Nifty Metal and Nifty Financial Services also saw their constituents close above the key indicator by 6.66 & 5 per cent, respectively. Also, Nifty IT, Nifty Pharma, and Nifty Realty see no change in their number of constituents going above/below the 200-DMA. Nifty Bank was seen taking support of its 200-DMA last week but thereafter, took a reversal from there. This is the reason why we observe a large number of its constituents closing above their 200-DMA. The only worry is Nifty FMCG as all the other sectors have shown improvement but Nifty FMCG continues to underperform. The difference between the index closing and its 200-DMA is just 2.72 per cent and this sector would be watched more carefully next week.

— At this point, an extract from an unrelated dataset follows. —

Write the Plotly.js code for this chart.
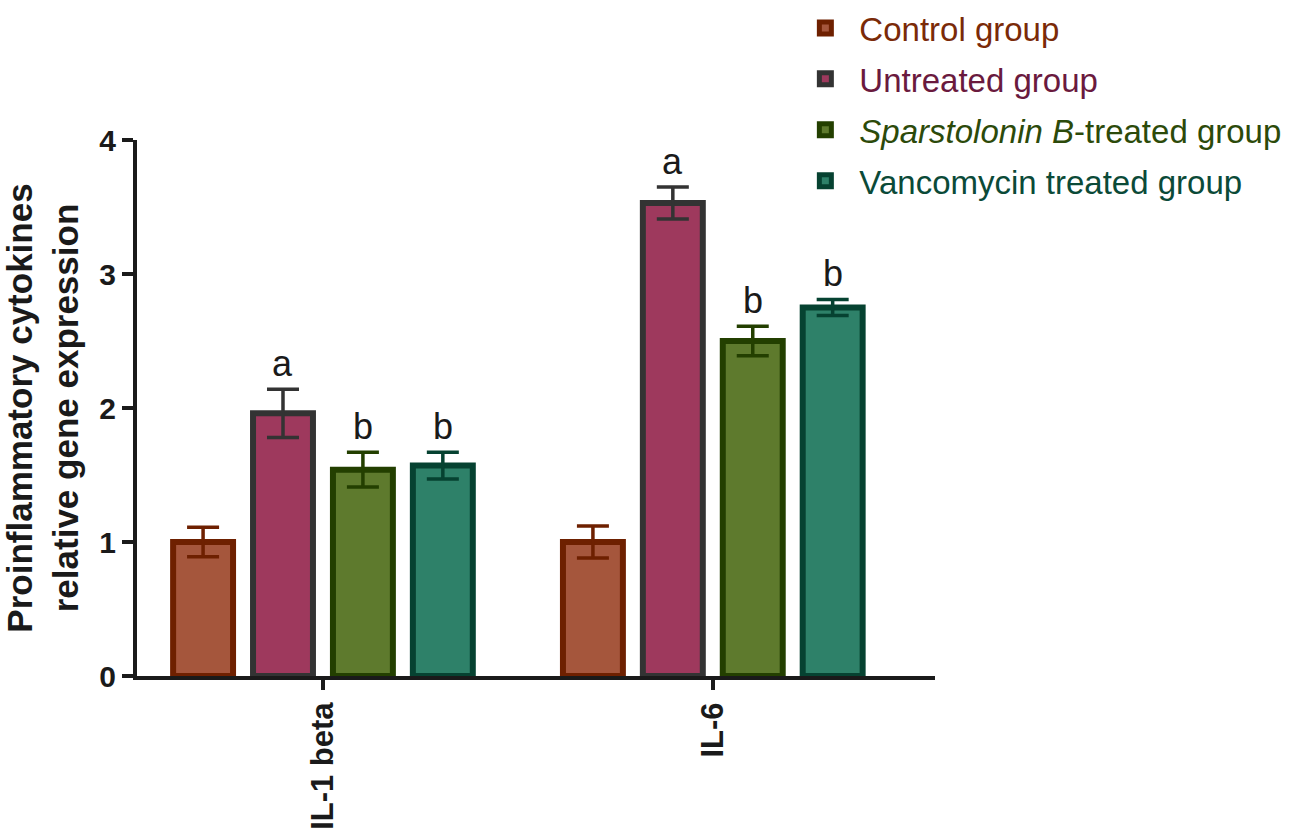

Overall, seven sectors witnessed more of their constituents surging above the 200-DMA while just one sector saw its constituents plunging below the 200-DMA. This clearly shows that there is a change of sentiment as more indices are witnessing the strength and if these numbers grow further, we can see a broad-based rally in the coming weeks. 

Indicator To Gauge Internal Strength :
This indicator helps us to gauge the internal strength of the mar-ket. Among Nifty 500 stocks, a higher number of stocks reaching 52-week highs and the lesser number of stocks hitting 52-week lows represent a bull market while the opposite, suggests a bear market. On a WoW comparison basis, the average ratio of stocks marking a fresh 52-week high/low last week was 10:9, which improved this week to 11:3 where, on an average, 11 stocks have touched a new 52-week high. On the flip side, on average, just three stocks have hit a new 52-week low. From last Wednesday’s close, Nifty 500 has risen by 289 points.

Nifty 500 was quite volatile this week as it made swings in either direction. On December 6, it made a low of 14,599, and from there, Nifty 500 shot up by nearly 474 points, which is about 3.2 per cent. On Monday, when the market fell drastically, the number of stocks hitting a 52-week low increased to six but the pullback rally in the next two trading sessions saw the number decline to 1. On a WoW basis, we observe that the number of stocks marking a fresh 52-week high has increased. To add further, the number of stocks hitting a 52-week low has actually decreased significantly. This shows that the internal strength of the market has improved than the previous week and a similar trend in the coming week can greatly improve the situation.